Return the material exactly, first line through the line containing "import plotly.graph_objects as go", and nothing more. Pictures stay out.

-------- Materials provided

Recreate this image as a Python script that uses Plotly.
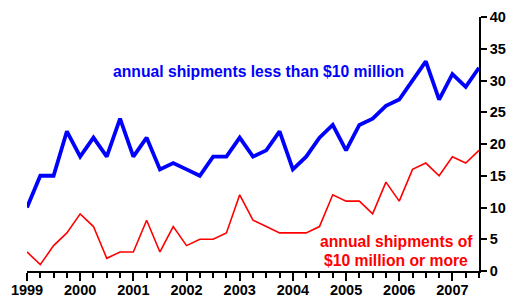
import plotly.graph_objects as go

quarters = [1999 + 0.25 * i for i in range(35)]
small = [10, 15, 15, 22, 18, 21, 18, 24, 18, 21, 16, 17, 16, 15, 18, 18, 21, 18, 19, 22,
         16, 18, 21, 23, 19, 23, 24, 26, 27, 30, 33, 27, 31, 29, 32]
large = [3, 1, 4, 6, 9, 7, 2, 3, 3, 8, 3, 7, 4, 5, 5, 6, 12, 8, 7, 6,
         6, 6, 7, 12, 11, 11, 9, 14, 11, 16, 17, 15, 18, 17, 19]
year_ticks = [1999, 2000, 2001, 2002, 2003, 2004, 2005, 2006, 2007]
y_ticks = [0, 5, 10, 15, 20, 25, 30, 35, 40]

FONT = "Liberation Sans, Arial, sans-serif"

fig = go.Figure()
fig.add_trace(go.Scatter(x=quarters, y=large, mode="lines",
                         line=dict(color="#FF0000", width=1.6), hoverinfo="skip"))
fig.add_trace(go.Scatter(x=quarters, y=small, mode="lines",
                         line=dict(color="#0000FF", width=3.8), hoverinfo="skip"))

fig.add_annotation(x=2003.36, y=31.37, xref="x", yref="y",
                   text="<b>annual shipments less than $10 million</b>",
                   showarrow=False, font=dict(family=FONT, size=15.7, color="#0000FF"))
fig.add_annotation(x=2005.94, y=4.58, xref="x", yref="y",
                   text="<b>annual shipments of</b>",
                   showarrow=False, font=dict(family=FONT, size=15.7, color="#FF0000"))
fig.add_annotation(x=2005.94, y=1.69, xref="x", yref="y",
                   text="<b>$10 million or more</b>",
                   showarrow=False, font=dict(family=FONT, size=15.7, color="#FF0000"))

# page body has an 8px default margin; figure sized/offset to compensate
fig.update_layout(
    width=519, height=289,
    margin=dict(l=19, r=48, t=9, b=26, autoexpand=False),
    paper_bgcolor="white", plot_bgcolor="white",
    showlegend=False,
    font=dict(family=FONT, size=14, color="black"),
    xaxis=dict(range=[1999, 2007.5], tickvals=year_ticks,
               ticktext=[f"<b>{y}</b>" for y in year_ticks],
               ticks="outside", ticklen=8, tickwidth=1.5, tickcolor="black",
               ticklabelstandoff=-3,
               showline=True, linecolor="black", linewidth=1.5,
               showgrid=False, zeroline=False, automargin=False,
               minor=dict(dtick=0.25, tick0=1999, ticks="outside", ticklen=5,
                          tickwidth=1.5, tickcolor="black", showgrid=False),
               tickfont=dict(family=FONT, size=14.5, color="black")),
    yaxis=dict(range=[0, 40], side="right", tickvals=y_ticks,
               ticktext=[f"<b>{v}</b>" for v in y_ticks],
               ticks="outside", ticklen=6, tickwidth=1.5, tickcolor="black",
               showline=True, linecolor="black", linewidth=1.5,
               showgrid=False, zeroline=False, automargin=False,
               tickfont=dict(family=FONT, size=14.5, color="black")),
)

fig.write_html("out.html")
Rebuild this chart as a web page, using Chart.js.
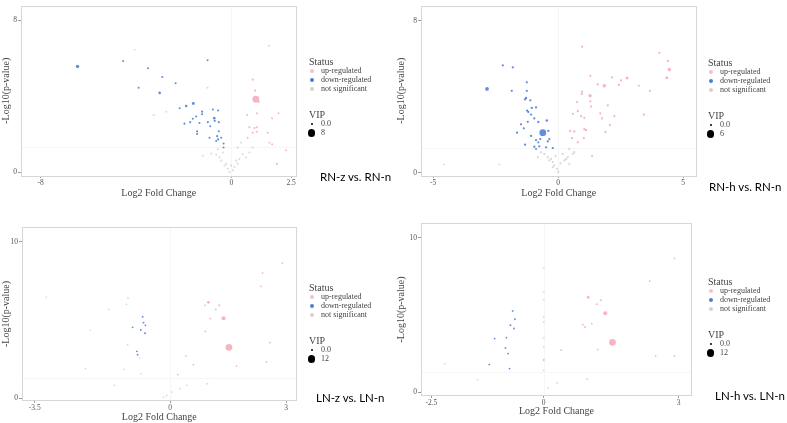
<!DOCTYPE html>
<html><head><meta charset="utf-8">
<script src="https://cdn.jsdelivr.net/npm/chart.js@4.4.0/dist/chart.umd.min.js"></script>
<style>
body{margin:0;background:#fff;}
#wrap{position:relative;width:787px;height:423px;overflow:hidden;font-family:"Liberation Serif",serif;background:#fff;}
#notes{position:absolute;left:0;top:0;width:787px;height:423px;will-change:transform;-webkit-font-smoothing:antialiased;}
canvas{position:absolute;}
.t{position:absolute;line-height:1;white-space:nowrap;color:#444;}
.dot{position:absolute;border-radius:50%;}
.lab{position:absolute;line-height:1;white-space:nowrap;font-family:Lato,sans-serif;color:#000;}
</style></head>
<body><div id="wrap">
<canvas id="c1" width="300" height="199" style="left:0;top:0"></canvas>
<canvas id="c2" width="305" height="199" style="left:395px;top:0"></canvas>
<canvas id="c3" width="300" height="213" style="left:0;top:210px"></canvas>
<canvas id="c4" width="305" height="207" style="left:395px;top:210px"></canvas>
<div id="notes"></div>
</div>
<script>
// [log2FC, -log10(p), VIP]
var rnzUp = [[1.02,3.84,8],[0.89,4.87,1],[0.99,4.29,1],[1.14,3.70,1],[0.66,3.01,0.8],[1.07,3.10,0.8],[1.70,2.84,0.8],[1.97,3.10,0.8],[0.75,2.36,1],[0.96,2.32,1],[1.06,2.36,1],[0.89,2.07,1],[1.06,2.12,1],[1.52,2.07,0.8],[1.59,1.55,0.8],[1.70,1.46,0.8],[0.68,1.81,0.8],[2.29,1.15,0.8],[1.90,0.43,1]];
var rnzDown = [[-6.45,5.56,3],[-4.54,5.85,1],[-3.50,5.47,1],[-2.90,5.01,1],[-2.34,4.68,1],[-3.89,4.44,1],[-3.01,4.17,1.8],[-1.60,3.61,2.2],[-1.90,3.48,1.8],[-2.17,3.36,1],[-1.23,3.18,1.2],[-1.23,3.05,1],[-0.78,3.30,1],[-0.56,3.24,1],[-1.62,2.81,1],[-1.48,2.93,1],[-0.72,2.84,1.8],[-0.70,2.70,1.2],[-0.99,2.63,1],[-1.34,2.58,1],[-1.97,2.55,1],[-1.73,2.63,1],[-0.89,2.41,1],[-0.53,2.63,1],[-1.44,2.15,1],[-1.44,2.01,1],[-0.53,2.15,1],[-0.92,1.81,1],[-0.60,1.89,1.2],[-0.56,1.72,1.2],[-0.64,1.64,1],[-0.43,1.81,1],[-0.33,1.50,1],[-0.33,1.29,1],[-1.00,5.89,1]];
var rnzNs = [[-0.08,0,1],[-0.15,0.17,1],[-0.29,0.34,1],[-0.43,0.60,1],[-0.5,0.77,1],[-0.64,0.91,1],[-0.85,0.98,1],[-1.2,0.86,1],[-0.36,1.03,1],[0.13,0.26,1],[0.26,0.43,1],[0.33,0.69,1],[0.47,0.95,1],[0.61,0.77,1],[0.26,1.29,1],[0.40,1.55,1],[0.75,1.03,1],[0.89,1.29,1],[0.06,0.09,1],[-0.22,0.43,1],[-0.01,0.34,1],[0.20,0.60,1],[-0.57,1.2,1],[-4.05,6.45,0.5],[1.57,6.66,1],[-1.0,4.44,1],[-3.26,3.01,1],[-2.73,3.18,0.8]];

var rnhUp = [[4.45,5.44,2.5],[4.35,5.01,1.8],[4.39,5.89,1],[4.05,6.32,0.8],[0.96,6.65,1],[1.29,5.11,1],[1.85,4.59,2.2],[2.16,5.03,1],[2.52,4.87,1],[2.76,5.0,1.8],[1.28,4.06,2.2],[0.96,4.28,1],[0.95,4.16,1],[1.29,3.77,1],[1.32,3.49,1],[0.76,3.73,1],[1.59,4.66,1],[2.43,4.63,1],[3.23,4.59,0.8],[3.68,4.32,1],[1.99,3.56,1],[0.59,3.11,1],[0.79,3.25,1],[0.92,2.99,1],[1.05,2.90,1],[1.69,3.13,1],[1.76,2.87,1],[2.25,2.99,1],[2.07,2.52,1],[3.43,3.07,1],[0.48,2.21,1],[0.65,2.18,1],[1.05,2.30,1],[1.12,2.25,1],[0.56,1.83,1],[1.03,1.83,1],[0.79,1.61,1],[1.89,2.16,0.8],[1.36,0.90,0.8]];
var rnhDown = [[-2.84,4.42,2.6],[-2.21,5.66,1],[-1.81,5.56,1],[-1.85,4.32,1],[-1.25,4.77,1],[-1.25,4.32,1],[-1.28,3.94,1.2],[-1.32,3.87,1],[-1.11,3.82,1],[-1.24,3.28,1],[-1.19,3.21,1],[-1.05,3.42,1],[-0.88,3.45,1],[-1.08,3.07,1],[-0.95,2.87,1],[-0.79,2.68,1],[-0.45,2.76,1.2],[-1.21,2.69,1],[-1.48,2.56,1],[-1.37,2.35,1],[-1.64,2.12,1],[-0.61,2.12,6],[-0.39,2.21,1],[-1.08,1.95,1],[-0.88,1.73,1],[-0.71,1.78,1],[-0.35,1.78,1],[-0.41,1.66,1],[-1.32,1.49,1],[-0.95,1.38,1],[-0.75,1.40,1],[-0.48,1.35,1],[-0.21,1.31,1],[-0.88,1.26,0.8],[-0.79,1.61,0.8]];
var rnhNs = [[-0.55,1.0,1],[-0.28,0.74,1],[-0.21,0.57,1],[-0.15,0.40,1],[-0.04,0.22,1],[0.01,0.05,1],[0.25,0.66,1],[0.32,0.74,1.2],[0.39,0.83,1],[0.59,1.0,1],[0.65,1.09,1],[0.19,1.0,1],[-0.41,0.83,1],[-0.68,1.09,1],[-0.81,0.83,1],[-0.21,0.31,1],[-0.35,0.66,1],[0.45,1.26,1],[-4.55,0.45,0.5],[-2.35,0.45,0.5],[0.45,0.48,1],[-0.1,0.9,1],[0.1,0.5,1]];

var lnzUp = [[1.52,3.25,12],[1.38,5.11,6],[0.99,6.13,3],[1.27,5.94,1.5],[1.18,5.68,1],[0.9,5.94,1],[0.91,4.27,1],[1.04,5.09,0.8],[1.72,2.05,0.8],[0.60,2.14,1],[0.41,2.69,0.8],[0.2,1.50,0.8],[2.39,8.01,0.8],[2.9,8.65,0.8],[2.35,7.16,0.8],[2.58,3.55,0.8],[2.49,2.31,0.8]];
var lnzDown = [[-0.71,5.21,1],[-0.69,4.83,1],[-0.97,4.53,1],[-0.76,4.36,1],[-0.64,4.66,1],[-0.65,4.15,1],[-0.86,2.99,1],[-0.84,2.78,1]];
var lnzNs = [[-3.2,6.47,1],[-1.09,6.41,1],[-1.13,6.0,1],[-1.59,5.68,0.8],[-1.10,3.42,1],[-0.79,2.56,1],[-2.19,1.88,1],[-1.20,1.84,1],[-0.76,1.56,1],[-1.44,0.81,0.8],[-2.06,4.34,0.5],[-0.09,0.17,1],[0.04,0.38,1],[0.26,0.6,1],[-0.17,0.06,1],[0.43,0.81,1],[0.96,0.92,1.5]];

var lnhUp = [[1.53,3.23,12],[1.37,5.11,6],[0.99,6.14,3],[1.27,5.95,1],[1.18,5.69,1],[0.92,4.22,1],[0.87,4.37,1],[1.07,4.44,0.8],[2.36,7.18,0.8],[2.91,8.66,0.8],[2.49,2.33,0.8],[2.91,2.35,0.8],[1.2,2.76,0.8],[0.39,2.72,0.8]];
var lnhDown = [[-0.69,5.26,1],[-0.64,4.72,1],[-0.74,4.33,1.2],[-0.66,4.12,1],[-1.09,3.47,0.8],[-0.85,2.87,1],[-0.79,2.50,0.8],[-1.21,1.79,1],[-0.76,1.53,1],[-0.83,3.53,0.8]];
var lnhNs = [[0,8.04,1],[0,6.49,1],[0,5.99,1],[0,4.87,1],[0,4.55,1],[0,3.53,1],[0,2.93,0.8],[0,2.11,1],[0,1.42,1],[0,2.07,0.8],[-2.2,1.85,1],[-1.47,0.82,0.8],[0.97,0.86,1.5],[0.1,0.3,0.8],[0.3,0.6,0.8]];

var rnzXTicks = [-8, 0, 2.5];
var rnhXTicks = [-5, 0, 5];
var lnzXTicks = [-3.5, 0, 3];
var lnhXTicks = [-2.5, 0, 3];
var rnYTicks = [0, 8];
var lnYTicks = [0, 10];
var vipMax = [8, 6, 12, 12];
var titles = ['RN-z vs. RN-n', 'RN-h vs. RN-n', 'LN-z vs. LN-n', 'LN-h vs. LN-n'];
var statusNames = ['up-regulated', 'down-regulated', 'not significant'];
var pCut = 1.3;  // -log10(0.05)

var upColor = 'rgba(243,168,182,0.85)';
var downColor = 'rgba(72,122,214,0.85)';
var nsColor = 'rgba(165,165,165,0.4)';

var boxPlugin = {
  id: 'box',
  beforeDatasetsDraw: function(chart) {
    var ctx = chart.ctx, a = chart.chartArea;
    var x0 = chart.scales.x.getPixelForValue(0);
    var y0 = chart.scales.y.getPixelForValue(pCut);
    ctx.save();
    ctx.strokeStyle = '#f6f6f6';
    ctx.lineWidth = 1;
    ctx.beginPath();
    ctx.moveTo(a.left, Math.round(y0) + 0.5); ctx.lineTo(a.right, Math.round(y0) + 0.5);
    ctx.moveTo(Math.round(x0) + 0.5, a.top); ctx.lineTo(Math.round(x0) + 0.5, a.bottom);
    ctx.stroke();
    ctx.strokeStyle = '#d6d6d6';
    ctx.strokeRect(Math.round(a.left) + 0.5, Math.round(a.top) + 0.5, Math.round(a.width) - 1, Math.round(a.height) - 1);
    ctx.restore();
  }
};

function toPts(arr) {
  return arr.map(function(p) { return {x: p[0], y: p[1], vip: p[2]}; });
}

function makeChart(id, p) {
  var vmax = p.vmax;
  var rad = function(c) { return 0.7 + 2.7 * c.raw.vip / vmax; };
  var ds = function(arr, color) {
    return {data: toPts(arr), backgroundColor: color, borderWidth: 0, pointRadius: rad, pointHoverRadius: rad};
  };
  var tickFont = {family: 'Liberation Serif', size: 7.5};
  var titleFont = {family: 'Liberation Serif', size: 10};
  new Chart(document.getElementById(id), {
    type: 'scatter',
    data: {datasets: [ds(p.ns, nsColor), ds(p.up, upColor), ds(p.down, downColor)]},
    options: {
      responsive: false, animation: false, devicePixelRatio: 1,
      layout: {padding: {top: p.padTop, right: p.padRight, left: 0, bottom: 0}},
      plugins: {legend: {display: false}, tooltip: {enabled: false}},
      scales: {
        x: {
          type: 'linear', min: p.xMin, max: p.xMax,
          afterBuildTicks: function(s) { s.ticks = p.xTicks.map(function(v) { return {value: v}; }); },
          afterFit: function(s) { s.height = p.xH; },
          grid: {drawOnChartArea: false, drawTicks: true, tickLength: 2, color: '#9a9a9a'},
          border: {display: false},
          ticks: {font: tickFont, color: '#555', padding: 1, maxRotation: 0},
          title: {display: true, text: 'Log2 Fold Change', font: titleFont, color: '#444', padding: 0}
        },
        y: {
          type: 'linear', min: p.yMin, max: p.yMax,
          afterBuildTicks: function(s) { s.ticks = p.yTicks.map(function(v) { return {value: v}; }); },
          afterFit: function(s) { s.width = p.yW; },
          grid: {drawOnChartArea: false, drawTicks: true, tickLength: 3, color: '#9a9a9a'},
          border: {display: false},
          ticks: {font: tickFont, color: '#555', padding: 1},
          title: {display: true, text: '-Log10(p-value)', font: titleFont, color: '#444', padding: 0}
        }
      }
    },
    plugins: [boxPlugin]
  });
}

makeChart('c1', {up: rnzUp, down: rnzDown, ns: rnzNs, vmax: vipMax[0], xTicks: rnzXTicks, yTicks: rnYTicks,
  xMin: -8.82, xMax: 2.73, yMin: -0.21, yMax: 8.78, padTop: 2, padRight: 3, yW: 21, xH: 23});
makeChart('c2', {up: rnhUp, down: rnhDown, ns: rnhNs, vmax: vipMax[1], xTicks: rnhXTicks, yTicks: rnYTicks,
  xMin: -5.48, xMax: 5.54, yMin: -0.16, yMax: 8.81, padTop: 3, padRight: 3, yW: 26, xH: 23});
makeChart('c3', {up: lnzUp, down: lnzDown, ns: lnzNs, vmax: vipMax[2], xTicks: lnzXTicks, yTicks: lnYTicks,
  xMin: -3.83, xMax: 3.27, yMin: -0.19, yMax: 10.96, padTop: 17, padRight: 3, yW: 22, xH: 22});
makeChart('c4', {up: lnhUp, down: lnhDown, ns: lnhNs, vmax: vipMax[3], xTicks: lnhXTicks, yTicks: lnYTicks,
  xMin: -2.73, xMax: 3.30, yMin: -0.24, yMax: 10.94, padTop: 13, padRight: 8, yW: 26, xH: 21});

// legends and panel labels
var notes = document.getElementById('notes');
function addText(txt, x, y, size, cls) {
  var d = document.createElement('div');
  d.className = cls || 't';
  d.textContent = txt;
  d.style.left = x + 'px';
  d.style.top = Math.round(y - size * 0.55) + 'px';
  d.style.fontSize = size + 'px';
  notes.appendChild(d);
}
function addDot(cx, cy, r, color) {
  var d = document.createElement('div');
  d.className = 'dot';
  d.style.left = (cx - r) + 'px';
  d.style.top = (cy - r) + 'px';
  d.style.width = d.style.height = (2 * r) + 'px';
  d.style.background = color;
  notes.appendChild(d);
}
var legendColors = ['#f6c0c8', '#4a7fd6', '#d2d2d2'];
var legendPos = [[309, 62], [708, 63], [309, 288], [708, 282]];
var labelPos = [[320, 177], [709, 187], [316, 398], [715, 396]];
legendPos.forEach(function(lp, i) {
  var x = lp[0], y = lp[1];
  addText('Status', x, y, 10);
  statusNames.forEach(function(n, k) {
    addDot(x + 2.5, y + 9 + k * 9, 2, legendColors[k]);
    addText(n, x + 12, y + 9 + k * 9, 8);
  });
  addText('VIP', x, y + 53, 10);
  addDot(x + 2.5, y + 62, 1, '#000');
  addText('0.0', x + 12, y + 62, 8);
  addDot(x + 2.5, y + 71, 3.6, '#000');
  addText(String(vipMax[i]), x + 12, y + 71, 8);
  addText(titles[i], labelPos[i][0], labelPos[i][1], 11.5, 'lab');
});
</script>
</body></html>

----------------

Correct output:
Recreate this image as a Python script that uses Plotly.
import plotly.graph_objects as go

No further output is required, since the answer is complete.